Even allowing for all this, there is admittedly something strange about a judge voiding a deal that Tesla shareholders voted for—if they thought the arrangement was fair, why should a judge decide otherwise? But here again that pesky independent-director problem rears its head. When Tesla described the pay package to shareholders in a proxy statement, the company did not disclose anything about the personal relationships, and potential conflicts of interest, between Musk and the members of the compensation committee. Nor, the judge found, did it adequately describe the process by which the pay package was devised. Those failures to disclose, the judge ruled, meant that the shareholders were unable to make a fully informed choice about the deal.
The court’s decision will presumably be appealed.

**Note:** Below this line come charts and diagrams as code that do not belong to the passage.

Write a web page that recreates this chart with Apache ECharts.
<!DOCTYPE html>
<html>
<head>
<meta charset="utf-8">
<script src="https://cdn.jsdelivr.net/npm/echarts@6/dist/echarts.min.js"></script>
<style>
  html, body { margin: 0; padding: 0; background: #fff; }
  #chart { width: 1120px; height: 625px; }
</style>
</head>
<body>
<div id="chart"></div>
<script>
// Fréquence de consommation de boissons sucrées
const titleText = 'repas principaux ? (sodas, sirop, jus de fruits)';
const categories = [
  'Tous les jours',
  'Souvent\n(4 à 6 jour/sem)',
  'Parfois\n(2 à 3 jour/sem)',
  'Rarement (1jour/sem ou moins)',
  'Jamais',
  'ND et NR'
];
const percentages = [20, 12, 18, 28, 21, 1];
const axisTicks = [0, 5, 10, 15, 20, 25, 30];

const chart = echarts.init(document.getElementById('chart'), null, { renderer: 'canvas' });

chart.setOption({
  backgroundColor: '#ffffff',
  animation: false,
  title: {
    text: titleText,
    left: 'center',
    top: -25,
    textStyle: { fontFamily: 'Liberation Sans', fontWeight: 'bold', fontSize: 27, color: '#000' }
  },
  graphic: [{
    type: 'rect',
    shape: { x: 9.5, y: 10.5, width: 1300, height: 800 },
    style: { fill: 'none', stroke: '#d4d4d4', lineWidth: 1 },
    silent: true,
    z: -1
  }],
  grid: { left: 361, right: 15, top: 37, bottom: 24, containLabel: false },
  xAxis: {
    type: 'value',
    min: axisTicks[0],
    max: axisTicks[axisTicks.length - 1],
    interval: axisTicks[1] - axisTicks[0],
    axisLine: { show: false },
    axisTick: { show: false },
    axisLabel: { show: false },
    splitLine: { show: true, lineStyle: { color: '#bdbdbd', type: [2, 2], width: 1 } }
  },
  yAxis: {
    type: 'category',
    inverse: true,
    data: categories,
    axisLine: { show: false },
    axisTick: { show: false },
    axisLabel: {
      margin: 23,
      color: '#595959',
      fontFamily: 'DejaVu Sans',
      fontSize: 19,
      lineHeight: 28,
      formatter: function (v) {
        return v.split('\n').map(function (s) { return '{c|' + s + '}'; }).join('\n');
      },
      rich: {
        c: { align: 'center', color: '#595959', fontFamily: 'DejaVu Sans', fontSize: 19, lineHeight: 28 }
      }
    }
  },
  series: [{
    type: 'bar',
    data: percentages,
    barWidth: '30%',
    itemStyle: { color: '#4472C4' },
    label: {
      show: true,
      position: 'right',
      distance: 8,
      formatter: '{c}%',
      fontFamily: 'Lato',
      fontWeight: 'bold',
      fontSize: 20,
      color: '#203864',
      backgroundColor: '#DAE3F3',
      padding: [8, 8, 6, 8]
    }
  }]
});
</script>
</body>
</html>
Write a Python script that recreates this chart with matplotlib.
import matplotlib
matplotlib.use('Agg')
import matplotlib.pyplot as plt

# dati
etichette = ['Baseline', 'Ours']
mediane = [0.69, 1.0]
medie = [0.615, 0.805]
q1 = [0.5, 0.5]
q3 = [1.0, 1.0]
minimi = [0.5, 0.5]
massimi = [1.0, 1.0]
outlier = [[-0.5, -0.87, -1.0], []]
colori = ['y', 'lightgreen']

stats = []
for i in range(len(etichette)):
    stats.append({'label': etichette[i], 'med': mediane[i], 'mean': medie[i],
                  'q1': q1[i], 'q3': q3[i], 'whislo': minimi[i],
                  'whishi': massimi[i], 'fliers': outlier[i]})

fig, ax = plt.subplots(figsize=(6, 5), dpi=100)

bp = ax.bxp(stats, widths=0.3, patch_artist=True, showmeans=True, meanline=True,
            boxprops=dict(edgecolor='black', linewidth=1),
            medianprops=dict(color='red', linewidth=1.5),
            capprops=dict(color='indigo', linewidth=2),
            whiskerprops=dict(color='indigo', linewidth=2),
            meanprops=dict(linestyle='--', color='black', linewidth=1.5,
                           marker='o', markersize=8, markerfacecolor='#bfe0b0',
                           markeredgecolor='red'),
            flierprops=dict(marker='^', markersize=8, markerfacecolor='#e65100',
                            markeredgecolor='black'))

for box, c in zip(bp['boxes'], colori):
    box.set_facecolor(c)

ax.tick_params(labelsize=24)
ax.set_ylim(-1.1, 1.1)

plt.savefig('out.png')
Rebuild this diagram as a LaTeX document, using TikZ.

Although Delaware gives judges a lot of discretion in interpreting the law, aspects of the ruling—including, most notably, the finding that Musk was Tesla’s “controlling stockholder” despite having a minority stake in the company—could make it vulnerable to reversal. The possibility also exists that Tesla’s board will try to come up with a replacement pay package for Musk for shareholders to vote on. But however this litigation turns out, Musk has seemed almost sure to encounter such a decision at some point in his career.
That’s because running a public company means that you have to follow certain rules and regulations—things that Musk has never much cared for and has typically treated as annoyances. (In 2018, after he got in trouble with regulators over some tweets, he famously told 60 Minutes that “I do not respect” the Securities and Exchange Commission.) In his ideal world, in fact, Tesla would probably be a private company, as both SpaceX and X (formerly Twitter) are. But being a public company made it easier for Tesla to raise capital, so he went that route instead. The problem is that he never fully accommodated himself to the obligations that come with being public. Musk doesn’t own a majority of the shares in Tesla, nor does he have a controlling vote over the company. But his behavior suggests that he thinks of Tesla as his.
To be fair, almost everyone else thinks of it as his, too. And one real irony of this story is that, if Musk had done a better job of following the rules, he could almost certainly have received a huge pay package without any of the legal trouble. Maybe not $56 billion huge, but still some historic amount. Erratic and volatile though Musk may be, he is, after all, one of the great entrepreneurs and wealth builders of our time. Even genuinely independent board members and fully informed shareholders would very likely have been happy to sign off on an incentive-laden deal that would richly reward the CEO if Tesla’s stock price soared the way it did. But it turns out that sometimes there’s a price for sidestepping best practices regarding corporate governance and executive-pay negotiations—and Musk may end up paying it.